In March 2023, High Noon introduced a line of tequila-based seltzers, with flavors including lime, grapefruit, passionfruit, and strawberry. Regarding the brand's expansion into tequila, E & J Gallo general manager of spirits Britt West said, "With the fast-growing rise of tequila, it seemed like a natural fit for High Noon considering we pioneered putting real spirits into seltzer, so tequila was a natural extension of that."

In May 2024, the brand launched High Noon Vodka Iced Tea, a line of non-carbonated hard iced tea drinks in original, peach, lemon, and raspberry flavors. West said that "hard tea was one of consumers’ most frequent ready-to-drink category purchased in 2023, which created an opportunity for High Noon to provide a premium alternative in a way only the brand can with real vodka and real iced tea."

In May 2025, High Noon came out with Lucky One Lemonade, a line of vodka-based canned lemonade. The non-carbonated vodka-lemonades come in four fruit flavors: Original, Peach, Blueberry, and Raspberry. Brandon Lieb, vice-president at Spirit of Gallo, said: “Hard lemonade is having a moment – and we saw an opportunity to bring something new to the table." High Noon partnered with Miss Peaches, the rescue pitbull owned by Dave Portnoy, with Miss Peaches' image appearing on every can. The partnership seeks to support dog rescue organizations, and Miss Peaches has pledges to raise 1 Million Dollars for the cause.
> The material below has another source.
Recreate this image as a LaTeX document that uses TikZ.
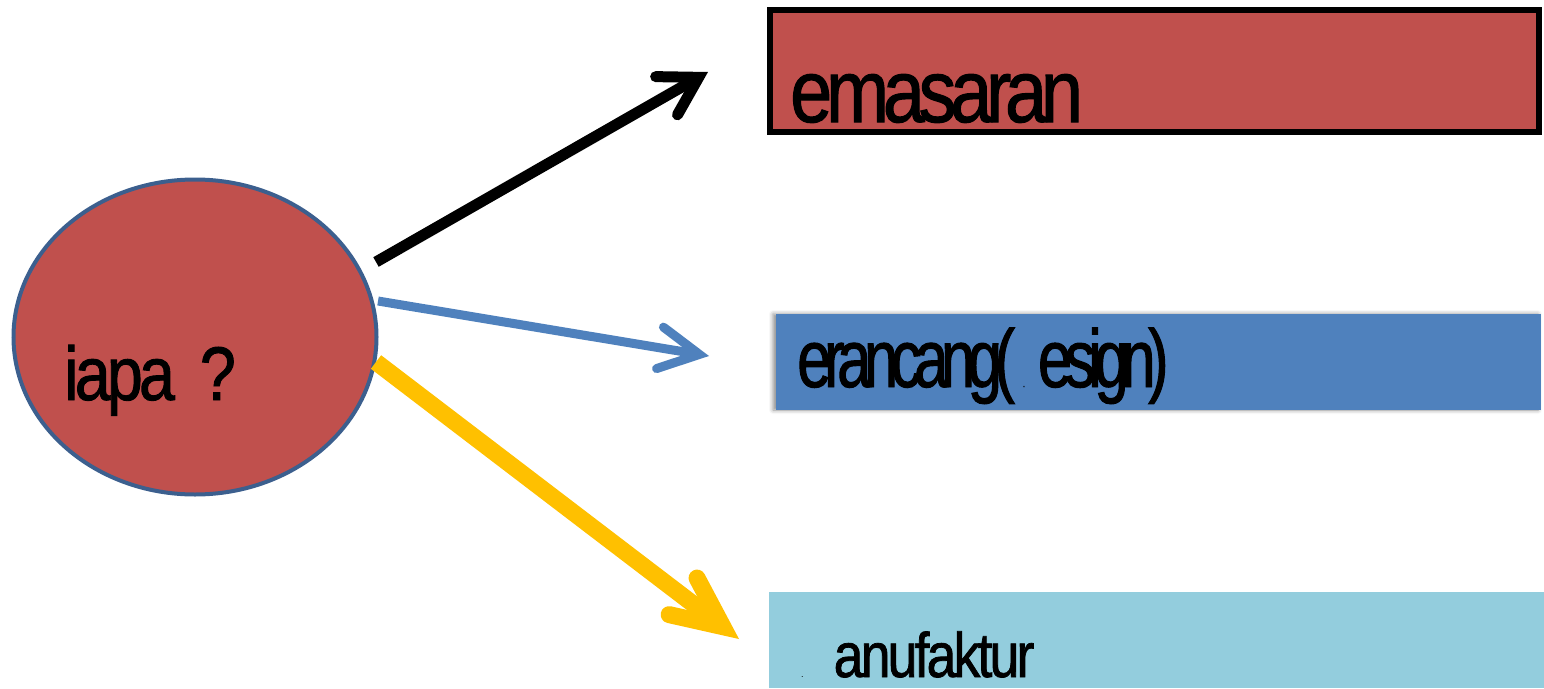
\documentclass[tikz,border=0pt]{standalone}
\usepackage{fontspec}
\setmainfont{Liberation Sans}
\newfontfamily\fA[FakeStretch=0.85, LetterSpace=-7, FakeBold=1.2]{Liberation Sans}
\newfontfamily\fB[FakeStretch=0.75, LetterSpace=-9, FakeBold=1.2]{Liberation Sans}
\newfontfamily\fC[FakeStretch=0.85, LetterSpace=-4.5, FakeBold=1.2]{Liberation Sans}
\newfontfamily\fD[FakeStretch=0.85, LetterSpace=-5, FakeBold=1.2]{Liberation Sans}
\usetikzlibrary{arrows.meta,shapes.geometric,shadows.blur}
\definecolor{cred}{HTML}{C0504D}
\definecolor{cblue}{HTML}{4F81BD}
\definecolor{clight}{HTML}{93CDDD}
\definecolor{cyel}{HTML}{FFC000}
\definecolor{cedge}{HTML}{3C5F8E}
\tikzset{
  box/.style={rectangle, inner sep=0pt, outer sep=0pt},
  lbl/.style={anchor=base west, inner sep=0pt, text=black},
  conn/.style={line cap=butt},
}
\begin{document}
\begin{tikzpicture}[x=1pt,y=-1pt]
\path[use as bounding box] (0,0) rectangle (1544,688);
% boxes
\node[box, draw=black, line width=6pt, fill=cred, minimum width=769pt, minimum height=122pt] (b1) at (1154.5,71) {};
\node[box, fill=cblue, minimum width=765pt, minimum height=96pt,
      blur shadow={shadow xshift=-3pt, shadow yshift=0pt, shadow blur radius=4pt, shadow opacity=45}] (b2) at (1158.5,362) {};
\node[box, fill=clight, minimum width=775pt, minimum height=96pt] (b3) at (1156.5,640) {};
% ellipse
\node[ellipse, draw=cedge, line width=4pt, fill=cred, minimum width=363pt, minimum height=315pt, inner sep=0pt] (who) at (195,337) {};
% labels
\node[lbl] (t0) at (64,400) {\fD\fontsize{76}{76}\selectfont iapa\hspace{25pt}?};
\node[lbl] (t1) at (790,122) {\fA\fontsize{89}{89}\selectfont emasaran};
\node[lbl] (t2) at (797,387) {\fB\fontsize{82}{82}\selectfont erancang(\hspace{8pt}{\fontsize{9}{9}\selectfont .}\hspace{13pt}esign)};
\node[lbl] (t3) at (801,677) {{\fontsize{9}{9}\selectfont .}\hspace{30pt}\fC\fontsize{63}{63}\selectfont anufaktur};
% connector ends
\coordinate (s1) at (376,262); \coordinate (e1) at (708,72);
\coordinate (s2) at (378,301); \coordinate (e2) at (709,356);
\coordinate (s3) at (376,362); \coordinate (e3) at (739,639);
\draw[conn, black, line width=11pt, -{Straight Barb[length=37pt, width=44pt, line cap=round, line join=miter]}] (s1) -- (e1);
\draw[conn, cblue, line width=9pt, -{Straight Barb[length=40pt, width=42pt, line cap=round, line join=miter]}] (s2) -- (e2);
\draw[conn, cyel, line width=17pt, -{Straight Barb[length=50pt, width=46pt, line cap=round, line join=miter]}] (s3) -- (e3);
\end{tikzpicture}
\end{document}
The brand has partnered with Lifeline Animal Project and Best Friends Animal Society as part of their ‘Our Pack Gives Back’ initiative, running through September 1, 2025.
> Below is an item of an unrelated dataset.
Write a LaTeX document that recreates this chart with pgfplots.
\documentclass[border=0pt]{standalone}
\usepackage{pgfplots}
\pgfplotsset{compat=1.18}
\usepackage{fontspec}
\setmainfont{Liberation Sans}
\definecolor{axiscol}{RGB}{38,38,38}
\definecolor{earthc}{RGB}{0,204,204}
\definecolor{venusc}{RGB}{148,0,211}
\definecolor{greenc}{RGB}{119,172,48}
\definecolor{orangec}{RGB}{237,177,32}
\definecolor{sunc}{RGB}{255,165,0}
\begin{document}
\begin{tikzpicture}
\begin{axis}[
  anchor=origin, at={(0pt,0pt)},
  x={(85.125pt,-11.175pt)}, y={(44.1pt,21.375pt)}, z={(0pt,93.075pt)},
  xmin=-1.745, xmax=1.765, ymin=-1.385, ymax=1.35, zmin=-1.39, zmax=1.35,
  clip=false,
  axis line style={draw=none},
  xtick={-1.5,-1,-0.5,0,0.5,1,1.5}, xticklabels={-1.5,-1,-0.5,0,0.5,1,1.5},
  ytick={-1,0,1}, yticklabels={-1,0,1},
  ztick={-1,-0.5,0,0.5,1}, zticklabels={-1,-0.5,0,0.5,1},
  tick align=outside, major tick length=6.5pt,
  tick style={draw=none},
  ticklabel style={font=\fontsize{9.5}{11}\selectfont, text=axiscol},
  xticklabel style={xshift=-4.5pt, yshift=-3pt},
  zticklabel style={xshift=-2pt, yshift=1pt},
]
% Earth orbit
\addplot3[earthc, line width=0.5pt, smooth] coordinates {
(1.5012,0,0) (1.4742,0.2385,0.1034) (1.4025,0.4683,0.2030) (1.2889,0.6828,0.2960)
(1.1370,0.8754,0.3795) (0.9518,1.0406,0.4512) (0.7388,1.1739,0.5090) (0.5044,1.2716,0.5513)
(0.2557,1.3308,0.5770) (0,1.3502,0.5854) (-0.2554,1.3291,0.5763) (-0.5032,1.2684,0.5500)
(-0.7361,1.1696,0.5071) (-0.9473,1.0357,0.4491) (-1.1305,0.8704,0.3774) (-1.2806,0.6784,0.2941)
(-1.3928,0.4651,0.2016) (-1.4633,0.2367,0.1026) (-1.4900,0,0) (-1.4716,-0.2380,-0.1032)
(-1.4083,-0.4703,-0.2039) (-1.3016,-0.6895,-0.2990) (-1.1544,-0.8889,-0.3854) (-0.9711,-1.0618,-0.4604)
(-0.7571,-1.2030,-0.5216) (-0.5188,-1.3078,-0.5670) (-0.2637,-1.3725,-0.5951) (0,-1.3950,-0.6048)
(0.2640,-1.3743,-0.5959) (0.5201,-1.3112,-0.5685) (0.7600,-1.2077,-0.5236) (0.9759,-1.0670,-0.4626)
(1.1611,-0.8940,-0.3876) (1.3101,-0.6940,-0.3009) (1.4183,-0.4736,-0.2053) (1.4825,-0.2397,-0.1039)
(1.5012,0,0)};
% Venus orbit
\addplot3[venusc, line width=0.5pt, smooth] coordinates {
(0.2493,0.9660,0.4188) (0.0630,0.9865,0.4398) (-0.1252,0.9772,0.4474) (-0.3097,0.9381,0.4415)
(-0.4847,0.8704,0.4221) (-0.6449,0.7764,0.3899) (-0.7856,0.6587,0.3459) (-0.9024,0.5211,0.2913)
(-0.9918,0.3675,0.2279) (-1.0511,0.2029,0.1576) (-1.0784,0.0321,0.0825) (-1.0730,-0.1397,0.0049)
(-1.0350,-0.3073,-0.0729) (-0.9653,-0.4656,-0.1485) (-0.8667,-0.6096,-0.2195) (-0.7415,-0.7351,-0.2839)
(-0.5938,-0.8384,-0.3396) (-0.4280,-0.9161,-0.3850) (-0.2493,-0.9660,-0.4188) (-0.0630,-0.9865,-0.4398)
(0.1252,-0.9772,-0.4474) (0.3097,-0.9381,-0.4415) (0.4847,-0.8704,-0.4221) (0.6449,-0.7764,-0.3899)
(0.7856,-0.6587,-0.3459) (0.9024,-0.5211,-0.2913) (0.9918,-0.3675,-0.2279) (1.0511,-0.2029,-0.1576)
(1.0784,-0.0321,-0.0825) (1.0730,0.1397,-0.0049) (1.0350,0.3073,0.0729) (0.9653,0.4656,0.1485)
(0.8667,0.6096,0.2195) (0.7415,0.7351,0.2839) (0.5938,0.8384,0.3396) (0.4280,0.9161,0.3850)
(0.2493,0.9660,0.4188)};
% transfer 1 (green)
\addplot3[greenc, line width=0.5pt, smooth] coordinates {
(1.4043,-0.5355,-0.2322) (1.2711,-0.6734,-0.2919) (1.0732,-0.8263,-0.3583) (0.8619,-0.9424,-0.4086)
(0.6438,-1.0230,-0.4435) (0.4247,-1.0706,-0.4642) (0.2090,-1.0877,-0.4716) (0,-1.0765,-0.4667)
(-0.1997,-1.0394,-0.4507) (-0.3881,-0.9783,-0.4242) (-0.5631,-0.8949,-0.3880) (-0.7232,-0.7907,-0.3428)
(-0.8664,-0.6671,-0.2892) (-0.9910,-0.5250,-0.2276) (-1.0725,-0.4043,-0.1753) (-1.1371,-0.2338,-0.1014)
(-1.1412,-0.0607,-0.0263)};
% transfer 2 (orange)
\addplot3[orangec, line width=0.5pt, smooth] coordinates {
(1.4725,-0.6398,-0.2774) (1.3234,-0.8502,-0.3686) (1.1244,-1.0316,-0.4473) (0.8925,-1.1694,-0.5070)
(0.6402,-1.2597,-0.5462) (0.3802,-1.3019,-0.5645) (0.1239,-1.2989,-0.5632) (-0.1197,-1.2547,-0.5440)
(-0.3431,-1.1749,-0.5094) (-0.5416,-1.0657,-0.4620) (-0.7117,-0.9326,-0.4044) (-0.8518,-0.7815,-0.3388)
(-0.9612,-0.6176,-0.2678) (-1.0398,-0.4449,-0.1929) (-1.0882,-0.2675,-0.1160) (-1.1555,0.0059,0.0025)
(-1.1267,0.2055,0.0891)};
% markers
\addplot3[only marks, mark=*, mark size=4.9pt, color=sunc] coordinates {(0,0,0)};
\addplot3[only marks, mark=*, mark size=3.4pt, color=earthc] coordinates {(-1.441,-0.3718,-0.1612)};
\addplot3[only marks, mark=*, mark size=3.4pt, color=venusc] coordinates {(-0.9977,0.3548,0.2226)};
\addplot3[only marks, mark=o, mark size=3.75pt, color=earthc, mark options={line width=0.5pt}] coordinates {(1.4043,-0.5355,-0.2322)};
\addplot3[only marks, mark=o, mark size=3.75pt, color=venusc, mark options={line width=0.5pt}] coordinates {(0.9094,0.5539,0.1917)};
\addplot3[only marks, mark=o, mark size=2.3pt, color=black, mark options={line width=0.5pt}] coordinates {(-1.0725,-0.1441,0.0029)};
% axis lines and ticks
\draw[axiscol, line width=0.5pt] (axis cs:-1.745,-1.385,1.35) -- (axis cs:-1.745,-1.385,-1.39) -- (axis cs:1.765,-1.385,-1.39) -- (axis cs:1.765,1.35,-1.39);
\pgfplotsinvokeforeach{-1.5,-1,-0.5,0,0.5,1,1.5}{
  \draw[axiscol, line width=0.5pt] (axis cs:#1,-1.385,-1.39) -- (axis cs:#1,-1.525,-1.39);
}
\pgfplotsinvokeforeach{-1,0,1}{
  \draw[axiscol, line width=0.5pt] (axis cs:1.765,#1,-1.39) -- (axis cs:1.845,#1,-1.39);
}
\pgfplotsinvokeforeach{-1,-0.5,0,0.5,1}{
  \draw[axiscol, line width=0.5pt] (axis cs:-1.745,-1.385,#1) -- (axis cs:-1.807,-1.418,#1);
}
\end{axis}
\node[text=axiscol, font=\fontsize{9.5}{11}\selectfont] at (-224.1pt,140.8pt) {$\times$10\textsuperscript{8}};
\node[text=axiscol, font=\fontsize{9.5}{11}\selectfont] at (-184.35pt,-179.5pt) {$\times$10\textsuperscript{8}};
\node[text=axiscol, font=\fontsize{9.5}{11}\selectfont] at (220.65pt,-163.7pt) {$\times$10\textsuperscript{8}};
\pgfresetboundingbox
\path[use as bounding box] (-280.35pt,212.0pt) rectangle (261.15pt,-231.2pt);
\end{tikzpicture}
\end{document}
In July 2025, High Noon issued a recall of its Beach Variety vodka seltzer pack after cans in eight U.S. states were mislabeled as Celsius Astro Vibe sparkling blue razz, a nonalcoholic energy drink. Gallo attributed the mislabeling to "a labeling error from our can supplier," warning of unintentional alcohol consumption but reporting "no illnesses or adverse events" stemming from the incident.

== Marketing ==

High Noon has partnered with sports media company Barstool Sports since May 2020, being integrated across several of Barstool's sports programs and being personally endorsed by Barstool founder Dave Portnoy. It was the flagship sponsor of Barstool trivia show The Dozen: Trivia Tournament Championships.

== Reception ==

High Noon has received praise for its fresh taste and use of natural ingredients. The Tasting Panel Magazine named High Noon the Best Tasting Seltzer in 2020 and 2021. In 2023, Taste of Home named High Noon the best hard seltzer, noting its "great fruit flavor that quickly dissipated to a nice, clean seltzer finish." Delish wrote that "each High Noon actually tasted like the flavor listed on the label," while noting that "because of the real juice, the sugar content is a little higher than many other seltzers on the market."
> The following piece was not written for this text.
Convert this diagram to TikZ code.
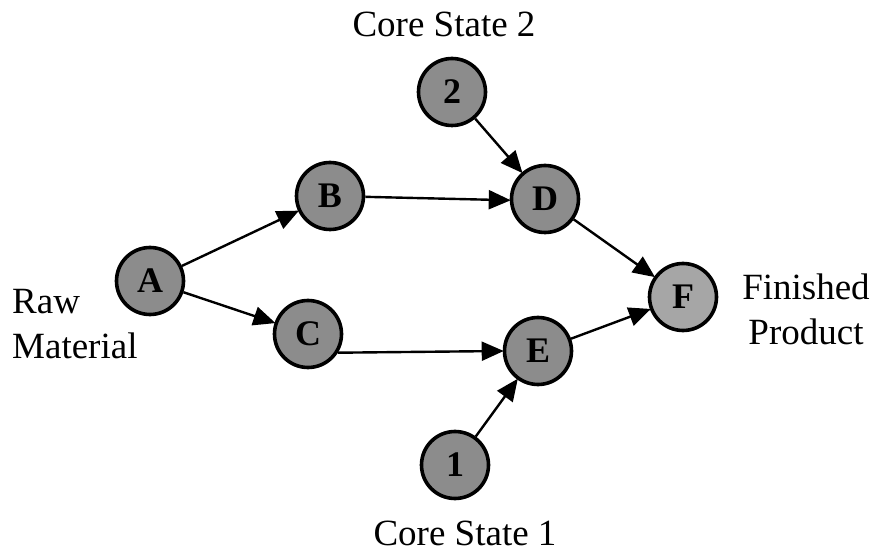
\documentclass[tikz,border=0pt]{standalone}
\usepackage{fontspec}
\setmainfont{Liberation Serif}
\usetikzlibrary{arrows.meta}

\tikzset{
  state/.style={circle, draw=black, line width=3.6pt, fill=black!45,
    minimum size=67pt, inner sep=0pt,
    font=\fontsize{36}{36}\selectfont\bfseries, text=black},
  flow/.style={line width=2.4pt, -{Triangle[length=22pt,width=19pt]}, shorten >=-1pt},
  caption/.style={font=\fontsize{37}{45}\selectfont, inner sep=0pt}
}

\begin{document}
\begin{tikzpicture}[x=1pt, y=1pt]
  \useasboundingbox (0,0) rectangle (870,552);

  % process states
  \node[state] (A)  at (150,271) {A};
  \node[state] (B)  at (330,356) {B};
  \node[state] (C)  at (308,218) {C};
  \node[state] (S2) at (452,460) {2};
  \node[state] (D)  at (545,353) {D};
  \node[state] (E)  at (538,201) {E};
  \node[state] (S1) at (455,87)  {1};
  \node[state, fill=black!35] (F) at (683,255) {F};

  % labels
  \node[caption, align=left, anchor=west] (raw) at (12,228) {Raw\\Material};
  \node[caption, align=center] (fin) at (806,243) {Finished\\Product};
  \node[caption, anchor=base] (cs2) at (444,515) {Core State 2};
  \node[caption, anchor=base] (cs1) at (465,7) {Core State 1};

  % flows
  \draw[flow] (A) -- (B);
  \draw[flow] (A) -- (C);
  \draw[flow] (B) -- (D.182);
  \draw[flow] (S2) -- (D);
  \draw[flow] (D) -- (F);
  \draw[flow] (C.-32) -- (E.180);
  \draw[flow] (S1) -- (E);
  \draw[flow] (E) -- (F);
\end{tikzpicture}
\end{document}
In a review for USA Today, Christian D'Andrea wrote that "High Noon's tequila seltzers (mostly) live up to the brand's lofty reputation," calling the lime flavor a "great canned cocktail from a brand that leads the pack among the macro-brewers in its field." Jenn Carnevale of The Daily Meal called High Noon Vodka Iced Tea "a really great selection of hard iced teas, all featuring their own unique flavor profiles," especially praising the original flavor.